Netflix’s renewed ad plans are just beginning to take shape. The company has a tech and sales partner in Microsoft, new leadership in former Snap executives Jeremi Gorman and Peter Naylor and a rough idea of what it is looking for (sources confirm that the company is seeking CPMs above $60, more than double most competitors, and offering very limited ability to target at launch).
“Advertisers have been kicking on this door for years now,” says Anthony Katsur, CEO of the IAB Tech Lab. “They are kind of a dream media company to work with.”
But, in the ad world, the big question isn’t whether Netflix’s ad push will be successful — virtually everyone agrees it will be — but whether getting into advertising changes Netflix, which long has prided itself on forging its own path in the cutthroat world of entertainment.
“The culture change is going to be significant. It is one of the most unique cultures I have ever come across — and proudly so,” says Kevin Krim, CEO of the data and measurement firm EDO. “The change will have to permeate that culture first, and then it will have to flow to the business model, the content, the technology.”
Oppenheimer’s Jason Helfstein writes in a September 19 research note that Netflix “is in a unique position to aggregate large audiences and control the timing of series launches for top-tier advertisers, commanding high CPMs.”
As such, Helfstein expects the streaming company to outperform its expectations as consumers flock to the less expensive tier, and as the company gains efficiency in monetizing them.
“The Street is not yet factoring in the advertising opportunity, and we believe sentiment should improve as more analysts update models,” he adds.
The biggest unknown, according to multiple players on the buyer, agency and brand side, is Netflix’s willingness to buy into the “three Ts”: transparency, targeting and tracking.
While Netflix has been loathe to divulge viewership data, it has softened.
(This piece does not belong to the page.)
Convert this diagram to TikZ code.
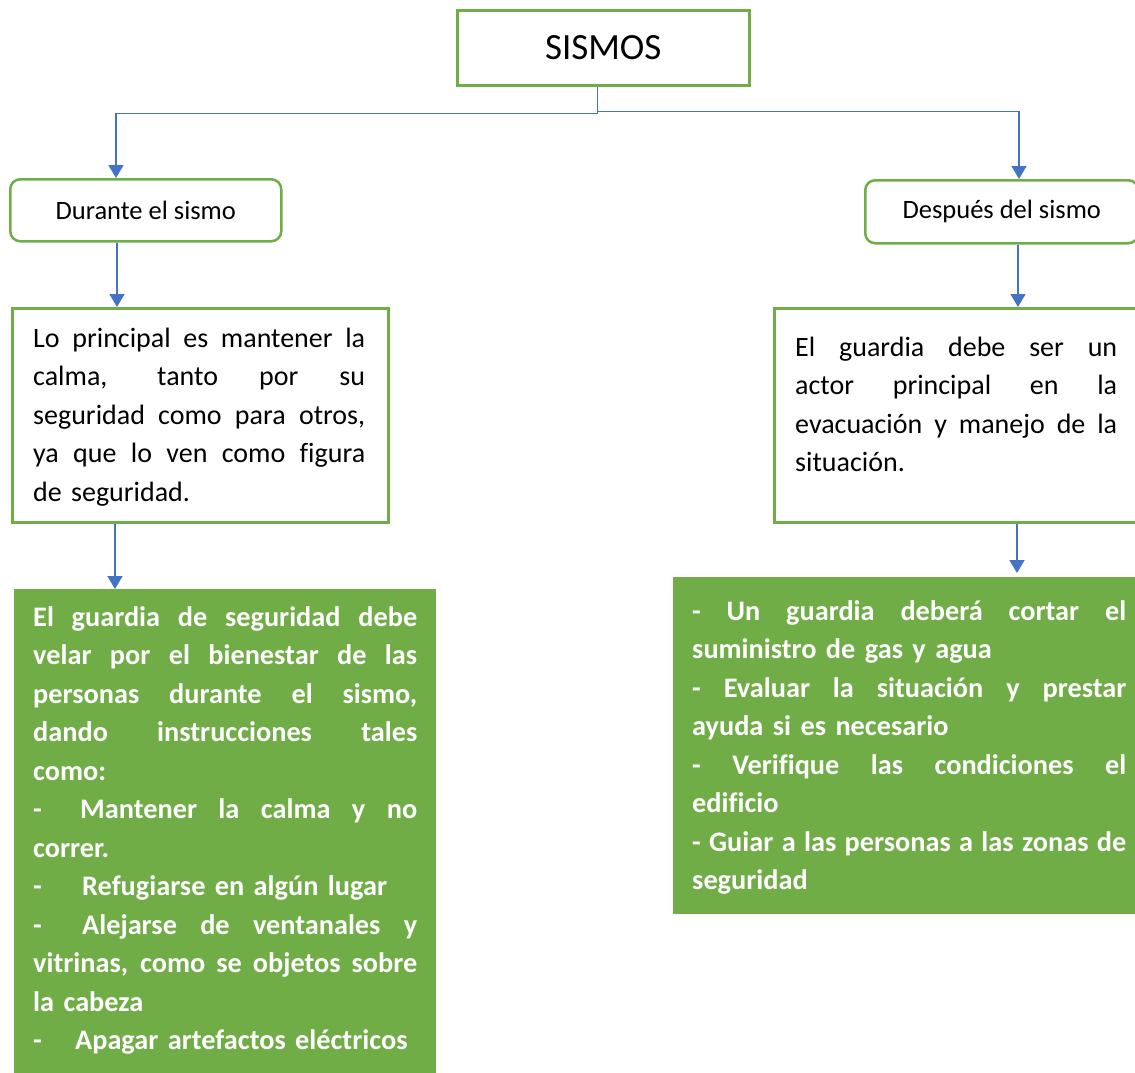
\documentclass[tikz,border=0pt]{standalone}
\usepackage{fontspec}
\setmainfont[Ligatures=CommonOff]{Carlito}
\usetikzlibrary{arrows.meta}
\definecolor{ogreen}{HTML}{70AD47}
\definecolor{oblue}{HTML}{4472C4}
\setlength{\parindent}{0pt}
\newcommand{\jw}{300pt}
\newcommand{\jline}[1]{\hbox to \jw{\spaceskip=0.226em plus 1fil\relax #1}}
\newcommand{\dashto}[1]{\makebox[#1][l]{-}}
\newcommand{\topstrut}{\rule{0pt}{30pt}}
\begin{document}
\begin{tikzpicture}[x=1pt,y=-1pt,
  box/.style={draw=ogreen, line width=2.5pt, fill=white, inner sep=0pt, anchor=north west},
  gbox/.style={fill=ogreen, draw=none, inner sep=0pt, anchor=north west},
  body/.style={inner sep=0pt, anchor=north west, font=\fontsize{28}{38.5}\selectfont},
  wbody/.style={body, text=white, font=\fontsize{28.3}{38.5}\selectfont\bfseries},
  conn/.style={draw=oblue, line width=1.5pt},
  arr/.style={conn, -{Triangle[width=15pt,length=13pt]}}
]
\useasboundingbox (0,0) rectangle (1135,1072);
\clip (0,0) rectangle (1135,1072);
\fill[white] (0,0) rectangle (1135,1072);

% boxes
\node[box, minimum width=292pt, minimum height=75pt, font=\fontsize{37}{44}\selectfont] (sismos) at (456,9) {SISMOS};
\node[box, rounded corners=10pt, minimum width=271pt, minimum height=62pt, font=\fontsize{26.5}{30}\selectfont] (durante) at (9,178) {Durante el sismo};
\node[box, rounded corners=10pt, minimum width=273pt, minimum height=63pt, font=\fontsize{26.5}{30}\selectfont] (despues) at (864,179) {Después del sismo};
\node[box, minimum width=376pt, minimum height=214pt] (lo) at (11,307) {};
\node[box, minimum width=366pt, minimum height=214pt] (el) at (773,307) {};
\node[gbox, minimum width=422pt, minimum height=500pt] (lgreen) at (14,589) {};
\node[gbox, minimum width=470pt, minimum height=337pt] (rgreen) at (673,577) {};

% texts
\node[body, text width=332pt] (lotext) at (33,317) {\renewcommand{\jw}{332pt}%
\topstrut\jline{Lo principal es mantener la}\par
\jline{calma, tanto por su}\par
\jline{seguridad como para otros,}\par
\jline{ya que lo ven como figura}\par
de seguridad.};

\node[body, text width=322pt] (eltext) at (795,326) {\renewcommand{\jw}{322pt}%
\topstrut\jline{El guardia debe ser un}\par
\jline{actor principal en la}\par
\jline{evacuación y manejo de la}\par
situación.};

\node[wbody, text width=384pt] (lgtext) at (33,596) {\renewcommand{\jw}{384pt}%
\topstrut\jline{El guardia de seguridad debe}\par
\jline{velar por el bienestar de las}\par
\jline{personas durante el sismo,}\par
\jline{dando instrucciones tales}\par
como:\par
\jline{\dashto{47pt}Mantener la calma y no}\par
correr.\par
\dashto{49pt}Refugiarse en algún lugar\par
\jline{\dashto{49pt}Alejarse de ventanales y}\par
\jline{vitrinas, como se objetos sobre}\par
la cabeza\par
\dashto{42pt}Apagar artefactos eléctricos};

\node[wbody, text width=434pt] (rgtext) at (692,590) {\renewcommand{\jw}{434pt}%
\topstrut\jline{- Un guardia deberá cortar el}\par
suministro de gas y agua\par
\jline{- Evaluar la situación y prestar}\par
ayuda si es necesario\par
\jline{- Verifique las condiciones el}\par
edificio\par
\jline{- Guiar a las personas a las zonas de}\par
seguridad};

% connectors
\coordinate (jl) at ([xshift=-6pt,yshift=-27pt]sismos.south);
\coordinate (jr) at ([xshift=-6pt,yshift=-25pt]sismos.south);
\draw[conn] ([xshift=-6pt]sismos.south) -- (jl);
\draw[arr] (jl) -| ([xshift=107pt]durante.north west);
\draw[arr] (jr) -| ([xshift=155pt]despues.north west);
\draw[arr] ([xshift=108pt]durante.south west) -- ([xshift=106pt]lo.north west);
\draw[arr] ([xshift=104pt]lo.south west) -- ([xshift=101pt]lgreen.north west);
\draw[arr] ([xshift=154pt]despues.south west) -- ([xshift=245pt]el.north west);
\draw[arr] ([xshift=244pt]el.south west) -- ([xshift=344pt,yshift=4pt]rgreen.north west);
\end{tikzpicture}
\end{document}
It now has public Top 10 lists and participates in Nielsen’s The Gauge, a product that looks at time spent on linear TV and streaming. While no one expects Netflix to provide more specific viewership for individual shows (unlike linear TV, streaming is usually sold by the audience advertisers want to reach, not the show they want their ad to appear on), there is an expectation that some things will need to become clearer. “We are about to enter the awkward adolescent phase of CTV [connected TV, with digital video ads delivered via TV sets], and Netflix isn’t any different,” Katsur says. “Dollars will flow to those partners that are more transparent.”
Adds Parquor founder Andrew Rosen: “Transparency is still a game, and they still have pieces to play.”
But Netflix is beginning to take steps in the targeting space. At launch, it will only allow marketers to target by genre or by viewers of its most popular shows. There will be limited geographic targeting as well. But, in the ad space, that isn’t enough. Linear TV is sold by demographics like age and gender — and CTV options can layer on intent to buy (In the market for a car? Recently bought a house?) a la Instagram. For Netflix to reach its full advertising potential, it will need a way to target those consumers.
Such maneuvers are “almost necessary to justify the price premium, unless the plan is to reduce CPMs over time as the platform scales,” Miraflor says.
Then there’s tracking, the third rail of advertising. Marketers like having as much data about who sees their ads as possible. Netflix, which has zealously guarded its customers’ privacy and data, is unlikely to buy into the status quo. But it will likely need to provide third-party proof that ads are being seen and resonating.
Beyond adapting to the advertising world’s needs, Netflix also risks transforming its business and its content. If advertising truly takes off and becomes a critical business for Netflix, it will need to adjust to the give-and-take nature of the business that companies including Disney and Warner Bros. Discovery know all too well.
“[As] advertising becomes a more critical part of their growth story, advertisers will gain more leverage and have more of a seat at the table,” Katsur says.
And, perhaps most importantly for Netflix: The temptation to tweak where the content budget gets spent could shift as well, in support of building time spent on the service.
“If you focus on audience size, you are not going to do some of the interesting, diverse programming that Netflix has done well with,” Krim says, noting that the company has built “a niche product for the masses.”
“Advertising changes that model in an interesting way,” he adds, noting that “it is going to take years to get to the full Netflix ad experience, but it will become something quite distinct, I am confident about that.”